I fatti che leggiamo sono immorali, i delitti che si perpetrano sono efferati, ma che dire della realtà? Padri distratti che uccidono i propri figli, uomini gelosi che bruciano vive le ex-partner, sono forse meglio delle storie di fantasia?
I noir di Berselli scavano nell’abisso che ci costruiamo giorno dopo giorno, individualmente e collettivamente; negli alibi che ci disegniamo da soli per giustificare ogni nostra piccola trasgressione “innocua”. Ma quel seme non è innocuo e cresce, cresce fino a divorarci.
Ho conosciuto Berselli ai tempi di quella che poi è stata chiamata “la Trilogia del male” – Io non sono come voi, 2007; Cattivo, 2009; Non fare la cosa giusta, 2010.

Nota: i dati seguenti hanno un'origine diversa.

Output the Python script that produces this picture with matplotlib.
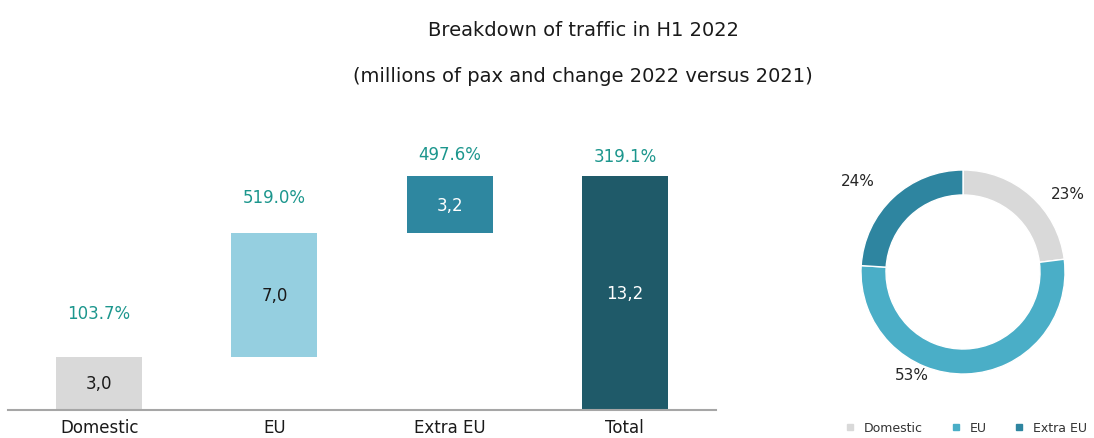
import matplotlib
matplotlib.use("Agg")
import matplotlib.pyplot as plt
from matplotlib.lines import Line2D
import numpy as np

plt.rcParams['font.family'] = ['DejaVu Sans']

# ---- data ----
categories = ["Domestic", "EU", "Extra EU", "Total"]
segment_values = [3.0, 7.0, 3.2]
total_value = 13.2
value_labels = ["3,0", "7,0", "3,2", "13,2"]
change_labels = ["103.7%", "519.0%", "497.6%", "319.1%"]

share_labels = ["Domestic", "EU", "Extra EU"]
share_values = [23, 53, 24]

title = "Breakdown of traffic in H1 2022"
subtitle = "(millions of pax and change 2022 versus 2021)"

# ---- styles ----
bar_colors = ["#d9d9d9", "#95cfe0", "#2e87a0", "#1f5a69"]
value_text_colors = ["#1a1a1a", "#1a1a1a", "white", "white"]
pct_color = "#1c968d"
pct_offsets_px = [44, 36, 22, 20]
donut_colors = ["#d9d9d9", "#4aaec7", "#2e85a0"]
donut_label_pos = [(1.03, 0.77), (-0.50, -1.00), (-1.03, 0.90)]

W, H = 1094, 439
fig = plt.figure(figsize=(W / 100, H / 100), dpi=100)

# ---- waterfall ----
ax = fig.add_axes([8 / W, 1 - 411 / H, 708 / W, 271 / H])
bottoms = list(np.concatenate([[0], np.cumsum(segment_values)[:-1]])) + [0]
heights = segment_values + [total_value]
x = np.arange(len(categories))
ax.bar(x, heights, bottom=bottoms, width=0.49, color=bar_colors)
ax.set_xlim(-0.52, 3.52)
ax.set_ylim(0, 271 / 17.7)
for i, (b, h) in enumerate(zip(bottoms, heights)):
    ax.text(x[i], b + h / 2, value_labels[i], ha="center", va="center",
            fontsize=12, color=value_text_colors[i])
    ax.annotate(change_labels[i], (x[i], b + h), xytext=(0, pct_offsets_px[i] * 0.72),
                textcoords="offset points", ha="center", va="center",
                fontsize=12, color=pct_color)
for s in ["top", "right", "left"]:
    ax.spines[s].set_visible(False)
ax.spines["bottom"].set_color("#a6a6a6")
ax.spines["bottom"].set_linewidth(1.5)
ax.set_yticks([])
ax.set_xticks(x)
ax.set_xticklabels(categories, fontsize=12, color="#1a1a1a")
ax.tick_params(axis="x", length=0, pad=6)

# ---- donut ----
R = 102
side = 2 * 1.6 * R
cx, cy = 963, 273
ax2 = fig.add_axes([(cx - side / 2) / W, 1 - (cy + side / 2) / H, side / W, side / H])
ax2.pie(share_values, colors=donut_colors, startangle=90, counterclock=False,
        radius=1, wedgeprops=dict(width=0.245, edgecolor="white", linewidth=1))
ax2.set_xlim(-1.6, 1.6)
ax2.set_ylim(-1.6, 1.6)
ax2.set_aspect("equal")
ax2.axis("off")
for (px, py), v in zip(donut_label_pos, share_values):
    ax2.text(px, py, f"{v}%", ha="center", va="center", fontsize=11, color="#262626")

handles = [Line2D([0], [0], marker="s", linestyle="none", markersize=4,
                  markerfacecolor=c, markeredgecolor=c) for c in donut_colors]
fig.legend(handles, share_labels, loc="center", bbox_to_anchor=(966 / W, 1 - 429 / H),
           ncol=3, frameon=False, fontsize=9, handlelength=0.8, handletextpad=0.7,
           columnspacing=2.2, labelcolor="#333333", borderpad=0, borderaxespad=0)

# ---- titles ----
fig.text(583 / W, 1 - 30 / H, title, ha="center", va="center", fontsize=14, color="#1a1a1a")
fig.text(583 / W, 1 - 76 / H, subtitle, ha="center", va="center", fontsize=14, color="#1a1a1a")

fig.savefig("out.png", dpi=100)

Sono passati circa dieci anni da allora, anni in cui Berselli ha sperimentato il comico – Anche le scimmie cadono dagli alberi (2014) e Kamasutra Kevin (2016) – fondendo noir e humor in quel piccolo gioiello che è Il metodo crudele (2013) e raggiungendo le vette del noir psicologico nel racconto lungo Le siamesi (2017).
Dal noir al fantapolitico
Berselli ha maturato una consapevolezza tale da poter affrontare, oggi, un genere difficile come quello della distopia o, se vogliamo del romanzo fantapolitico.
Difficile in quanto qui, più ancora che nel comico o nel noir, è consigliabile tener d’occhio i grandi maestri e soprattutto decidere da che parte stare.
Se finora il noir psicologico o lo humor potevano sopperire a un disimpegno che riaffiorava qua e là, ora tale disimpegno non è più possibile, e anzi questo testo ci offre una chiave di lettura per tutto il Berselli che abbiamo letto (o che non abbiamo letto) finora.
Non per diminuirne l’originalità, ma al contrario per riconoscergli il merito di aver saputo trattare del nostro tempo con lo stile, la misura, e quel mix di leggerezza e approfondimento che distinguono la vera letteratura, dialogando con gli altri protagonisti della scena culturale internazionale e nostrana.
Leggerezza e approfondimento
È ovvia l’influenza che alcuni romanzi e film hanno avuto su questo romanzo.
In primo luogo Woody Allen, ma a seguire il romanzo di Valerio Varesi Lo stato di ebbrezza (2015) e i film rispettivamente di Paolo Sorrentino La grande bellezza (2013), Paolo Virzì Il capitale umano (2013), e Paolo Genovese The Place (2017).
Sono tutte date molto vicine – 2013, 2015, 2017 e infine 2019, La dottrina del male.
È come se esistesse un filo conduttore in questi Anni Dieci del secondo millennio, e questo filo conduttore dei nostri “anni dispari” è lo sguardo spietato sulla società (= noi) e il patto faustiano che fa scegliere il Male anziché il Bene.